Fisher-Price Toy Recall: What to Do
Nearly 1 Million Fisher-Price Toys Recalled Because of Lead Paint
WebMD News Archive
Aug. 2, 2007 -- Kids are in no immediate danger from the lead-painted Fisher-Price toys recalled today, health experts say. But it is vitally important to get rid of the toys right away.
The recall affects nearly a million Fisher-Price toys sold for $5 to $40 across the U.S. from May to August 2007. The toys included popular Sesame Street and Dora the Explorer characters. All of the toys were made in China.
Prolonged mouthing of the toys, for hours at a time over several days, could give kids a significant lead exposure. Chewing the toys could increase the exposure. Simply touching the toys is not a problem, as lead cannot be absorbed through the skin.
If parents don't get rid of the toys, the problem increases as the paint on the toys ages and comes off more easily. Do not burn the toys, as lead fumes can be inhaled.
"Parents need to know it is not an acute problem if a kid just touches and plays with one of these toys," John Benitez, MD, director of the Lawrence Poison and Drug Information Center at the University of Rochester, N.Y., tells WebMD. "But if a child sits and chews on the toy for weeks and months and absorbs the lead from the paint, that becomes a risk."
That is also the opinion of Robert J. Geller, MD, medical director of the Georgia Poison Center, chief of pediatrics at Atlanta's Grady Health System, and associate professor of pediatrics at Emory University School of Medicine.
"If the child is playing with the toy, not chewing on it or sucking on it, it is not a danger," Geller tells WebMD. "The risk is the paint being eaten in some way, or creating dust from the toy as from sanding it. Just scraping the toy along the sidewalk is not an issue."
Lead poisoning occurs when toxic levels of lead build up in the body. Because the body is slow to get rid of lead, the poisonous metal can build up in the body with repeated exposures over time.
"For most American children, their lead level is far below the level that causes rapid onset of symptoms," Geller says. "The average American child's lead blood level is a 2 or a 3, and the level of acute effects is around 50."
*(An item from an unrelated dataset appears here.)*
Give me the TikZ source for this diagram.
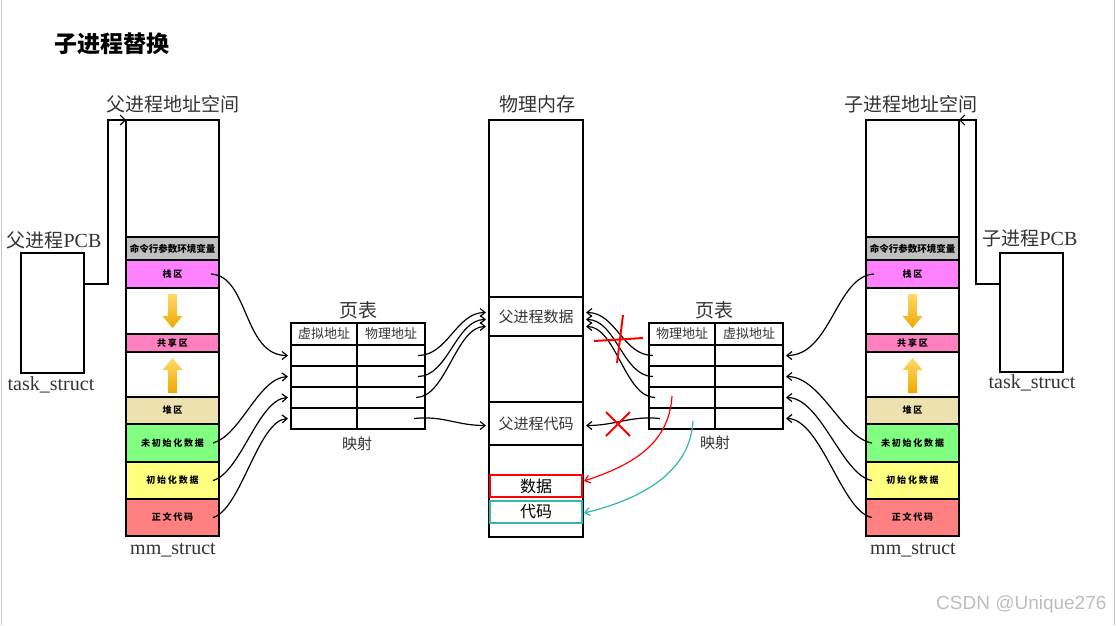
\documentclass[tikz,border=0pt]{standalone}
\usepackage{fontspec}
\setmainfont{Liberation Serif}
\newfontfamily\cjk{Noto Sans CJK SC}
\newfontfamily\cjksp[LetterSpace=20]{Noto Sans CJK SC}
\newfontfamily\wmfont{Liberation Sans}
\usetikzlibrary{arrows.meta}
\definecolor{txt}{HTML}{333333}
\definecolor{cmdc}{HTML}{C0C0C0}
\definecolor{stackc}{HTML}{FF80FF}
\definecolor{sharec}{HTML}{FF80C0}
\definecolor{heapc}{HTML}{EEE1B0}
\definecolor{bssc}{HTML}{80FF80}
\definecolor{datac}{HTML}{FFFF80}
\definecolor{textc}{HTML}{FF8080}
\definecolor{tealc}{HTML}{30B8A8}
\definecolor{goldtop}{HTML}{FFD966}
\definecolor{goldbot}{HTML}{EEA800}
\definecolor{edgec}{HTML}{C8C8C8}
\definecolor{wmc}{HTML}{BDBDBD}
\tikzset{
  box/.style={draw, line width=1.5pt, inner sep=0pt, outer sep=0pt, anchor=north west},
  seg/.style={box, minimum width=93pt},
  pseg/.style={box, minimum width=94pt},
  cella/.style={box, minimum width=66pt, minimum height=21pt},
  cellb/.style={box, minimum width=68pt, minimum height=21pt},
  lblbig/.style={font=\fontsize{19}{19}\selectfont\cjk, text=txt},
  lbllat/.style={font=\fontsize{20}{20}\selectfont, text=txt},
  lblsmall/.style={font=\fontsize{9}{9}\selectfont\cjksp\bfseries},
  lblcmd/.style={font=\fontsize{9.5}{9.5}\selectfont\cjk\bfseries},
  lblhdr/.style={font=\fontsize{13}{13}\selectfont\cjk, text=txt},
  lblmem/.style={font=\fontsize{15}{15}\selectfont\cjk, text=txt},
  arr/.style={-{Straight Barb[length=5pt,width=10pt]}, line width=1.2pt},
  carr/.style={-{Straight Barb[length=5pt,width=8pt]}, line width=1.2pt},
  cross/.style={red, line width=2pt},
  downarr/.pic={\shade[top color=goldtop, bottom color=goldbot]
     (-4.5,-17) -- (4.5,-17) -- (4.5,5) -- (10,5) -- (0,17) -- (-10,5) -- (-4.5,5) -- cycle;},
  uparr/.pic={\shade[top color=goldtop, bottom color=goldbot]
     (0,-16.5) -- (10,-4.5) -- (4.5,-4.5) -- (4.5,18.5) -- (-4.5,18.5) -- (-4.5,-4.5) -- (-10,-4.5) -- cycle;}
}
\begin{document}
\begin{tikzpicture}[x=1pt,y=-1pt]
\useasboundingbox (0,0) rectangle (1116,625);
\fill[white] (0,0) rectangle (1116,625);
\draw[edgec, line width=1pt] (1,0) -- (1,625);
\draw[edgec, line width=1pt] (1114,0) -- (1114,625);

% title
\node[anchor=west, font=\fontsize{23}{23}\selectfont\cjk\bfseries] (title) at (51,44) {子进程替换};

% ---------- parent PCB ----------
\node[box, minimum width=63pt, minimum height=120pt] (lpcb) at (21,253) {};
\node[lblbig] (lpcbl) at (54,240) {父进程{\fontsize{20}{20}\selectfont\rmfamily PCB}};
\node[lbllat] (ltask) at (51,385) {task\_struct};

% ---------- parent address space ----------
\node[lblbig] (lcoll) at (173,104) {父进程地址空间};
\node[seg, minimum height=117pt] (Ltop) at (126,120) {};
\node[seg, fill=cmdc, minimum height=23pt, lblcmd] (Lcmd) at (126,237) {命令行参数环境变量};
\node[seg, fill=stackc, minimum height=28pt, lblsmall] (Lstack) at (126,260) {栈区};
\node[seg, minimum height=46pt] (Lgap1) at (126,288) {};
\node[seg, fill=sharec, minimum height=18pt, lblsmall] (Lshare) at (126,334) {共享区};
\node[seg, minimum height=45pt] (Lgap2) at (126,352) {};
\node[seg, fill=heapc, minimum height=27pt, lblsmall] (Lheap) at (126,397) {堆区};
\node[seg, fill=bssc, minimum height=38pt, lblsmall] (Lbss) at (126,424) {未初始化数据};
\node[seg, fill=datac, minimum height=37pt, lblsmall] (Ldata) at (126,462) {初始化数据};
\node[seg, fill=textc, minimum height=37pt, lblsmall] (Ltext) at (126,499) {正文代码};
\pic at (Lgap1.center) {downarr};
\pic at (Lgap2.center) {uparr};
\node[lbllat] (lmm) at (173,550) {mm\_struct};

\draw[arr] ([yshift=-31pt]lpcb.north east) -- ++(24,0) |- (Ltop.north west);

% ---------- left page table ----------
\node[lblbig] (lptl) at (358,310) {页表};
\node[cella, minimum height=22pt, lblhdr] (lt0a) at (291,323) {虚拟地址};
\node[cellb, minimum height=22pt, lblhdr] (lt0b) at (357,323) {物理地址};
\node[cella] (lt1a) at (291,345) {};
\node[cellb] (lt1b) at (357,345) {};
\node[cella] (lt2a) at (291,366) {};
\node[cellb] (lt2b) at (357,366) {};
\node[cella] (lt3a) at (291,387) {};
\node[cellb] (lt3b) at (357,387) {};
\node[cella] (lt4a) at (291,408) {};
\node[cellb] (lt4b) at (357,408) {};
\node[lblmem] (lmap) at (357,444) {映射};

% ---------- physical memory ----------
\node[lblbig] (pml) at (537,104) {物理内存};
\node[pseg, minimum height=177pt] (ptop) at (489,120) {};
\node[pseg, minimum height=39pt, lblmem] (pdata) at (489,297) {父进程数据};
\node[pseg, minimum height=66pt] (pgap) at (489,336) {};
\node[pseg, minimum height=43pt, lblmem] (pcode) at (489,402) {父进程代码};
\node[pseg, minimum height=92pt] (pbot) at (489,445) {};
\node[box, draw=red, line width=1.8pt, minimum width=92pt, minimum height=22pt,
      font=\fontsize{16}{16}\selectfont\cjk] (rdata) at (490,475) {数据};
\node[box, draw=tealc, line width=1.8pt, minimum width=92pt, minimum height=22pt,
      font=\fontsize{16}{16}\selectfont\cjk] (rcode) at (490,501) {代码};

% ---------- right page table ----------
\node[lblbig] (rptl) at (714,310) {页表};
\node[cella, minimum height=22pt, lblhdr] (rt0a) at (649,323) {物理地址};
\node[cellb, minimum height=22pt, lblhdr] (rt0b) at (715,323) {虚拟地址};
\node[cella] (rt1a) at (649,345) {};
\node[cellb] (rt1b) at (715,345) {};
\node[cella] (rt2a) at (649,366) {};
\node[cellb] (rt2b) at (715,366) {};
\node[cella] (rt3a) at (649,387) {};
\node[cellb] (rt3b) at (715,387) {};
\node[cella] (rt4a) at (649,408) {};
\node[cellb] (rt4b) at (715,408) {};
\node[lblmem] (rmap) at (715,443) {映射};

% ---------- child address space ----------
\node[lblbig] (rcoll) at (911,104) {子进程地址空间};
\node[seg, minimum height=117pt] (Rtop) at (866,120) {};
\node[seg, fill=cmdc, minimum height=23pt, lblcmd] (Rcmd) at (866,237) {命令行参数环境变量};
\node[seg, fill=stackc, minimum height=28pt, lblsmall] (Rstack) at (866,260) {栈区};
\node[seg, minimum height=46pt] (Rgap1) at (866,288) {};
\node[seg, fill=sharec, minimum height=18pt, lblsmall] (Rshare) at (866,334) {共享区};
\node[seg, minimum height=45pt] (Rgap2) at (866,352) {};
\node[seg, fill=heapc, minimum height=27pt, lblsmall] (Rheap) at (866,397) {堆区};
\node[seg, fill=bssc, minimum height=38pt, lblsmall] (Rbss) at (866,424) {未初始化数据};
\node[seg, fill=datac, minimum height=37pt, lblsmall] (Rdata) at (866,462) {初始化数据};
\node[seg, fill=textc, minimum height=37pt, lblsmall] (Rtext) at (866,499) {正文代码};
\pic at (Rgap1.center) {downarr};
\pic at (Rgap2.center) {uparr};
\node[lbllat] (rmm) at (913,550) {mm\_struct};

% ---------- child PCB ----------
\node[box, minimum width=63pt, minimum height=119pt] (rpcb) at (1000,253) {};
\node[lblbig] (rpcbl) at (1030,238) {子进程{\fontsize{20}{20}\selectfont\rmfamily PCB}};
\node[lbllat] (rtask) at (1032,383) {task\_struct};
\draw[arr] ([yshift=-31pt]rpcb.north west) -- ++(-24,0) |- (Rtop.north east);

% ---------- left column -> left page table ----------
\draw[carr] ([xshift=-8pt]Lstack.east) .. controls +(38,2) and +(-45,0) .. ([xshift=-3pt]lt1a.west);
\draw[carr] ([xshift=-6pt]Lbss.east) .. controls +(28,-8) and +(-30,2) .. ([xshift=-3pt]lt2a.west);
\draw[carr] ([xshift=-6pt]Ldata.east) .. controls +(28,-8) and +(-30,2) .. ([xshift=-3pt]lt3a.west);
\draw[carr] ([xshift=-6pt]Ltext.east) .. controls +(28,-8) and +(-30,2) .. ([xshift=-3pt]lt4a.west);

% ---------- left page table -> physical memory ----------
\draw[carr] ([xshift=-7pt]lt1b.east) .. controls +(30,0) and +(-30,0) .. ([xshift=-3pt,yshift=4pt]pdata.west);
\draw[carr] ([xshift=-7pt]lt2b.east) .. controls +(30,0) and +(-30,0) .. ([xshift=-3pt,yshift=-3pt]pdata.west);
\draw[carr] ([xshift=-9pt]lt3b.east) .. controls +(30,0) and +(-30,0) .. ([xshift=-3pt,yshift=-10pt]pdata.west);
\draw[carr] ([xshift=-11pt]lt4b.east) .. controls +(30,-3) and +(-30,0) .. ([xshift=-3pt,yshift=-2pt]pcode.west);

% ---------- right page table -> physical memory ----------
\draw[carr] ([xshift=4pt]rt1a.west) .. controls +(-30,0) and +(30,0) .. ([xshift=3pt,yshift=4pt]pdata.east);
\draw[carr] ([xshift=4pt]rt2a.west) .. controls +(-30,0) and +(30,0) .. ([xshift=3pt,yshift=-3pt]pdata.east);
\draw[carr] ([xshift=6pt]rt3a.west) .. controls +(-30,0) and +(30,0) .. ([xshift=3pt,yshift=-10pt]pdata.east);
\draw[carr] ([xshift=11pt]rt4a.west) .. controls +(-30,-3) and +(30,0) .. ([xshift=3pt,yshift=-2pt]pcode.east);

% red crosses
\draw[cross] (594,341) -- (643,338);
\draw[cross] (623,315) -- (617,363);
\draw[cross] (606,412) -- (630,436);
\draw[cross] (606,436) -- (630,412);

% new mappings
\coordinate (rs) at (672,396);
\coordinate (ts) at (693,421);
\draw[red, carr] (rs) .. controls +(-3,50) and +(45,-15) .. ([xshift=2pt,yshift=5pt]rdata.east);
\draw[tealc, carr] (ts) .. controls +(-3,55) and +(50,-12) .. ([xshift=2pt,yshift=-1pt]rcode.east);

% ---------- right column -> right page table ----------
\draw[carr] ([xshift=8pt]Rstack.west) .. controls +(-38,2) and +(45,0) .. ([xshift=3pt]rt1b.east);
\draw[carr] ([xshift=6pt]Rbss.west) .. controls +(-30,-5) and +(35,0) .. ([xshift=3pt]rt2b.east);
\draw[carr] ([xshift=6pt]Rdata.west) .. controls +(-30,-5) and +(35,0) .. ([xshift=3pt]rt3b.east);
\draw[carr] ([xshift=6pt]Rtext.west) .. controls +(-30,-5) and +(35,0) .. ([xshift=3pt]rt4b.east);

% watermark
\node[anchor=east, font=\fontsize{19}{19}\selectfont\wmfont, text=wmc] (wm) at (1110,605) {CSDN @Unique276};
\end{tikzpicture}
\end{document}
Geller and Benitez say children who ingest dangerous levels of lead don't usually show symptoms right away. Over time, a child with high lead levels may complain of tiredness and bellyache. Eventually, school performance declines.
Parents worried about whether their child has a high lead level can get a simple, inexpensive blood test from their pediatrician. Test results usually come back within two days, Geller says.
"The reason for concern is there is no good level of lead in the body," Geller says. "Over the long term, persisting lead levels contribute to worse school performance. So we want to eliminate all the sources of lead exposure we can."
Parents should act immediately to return the toys. Fisher-Price is offering a voucher for a safe replacement toy of the same value.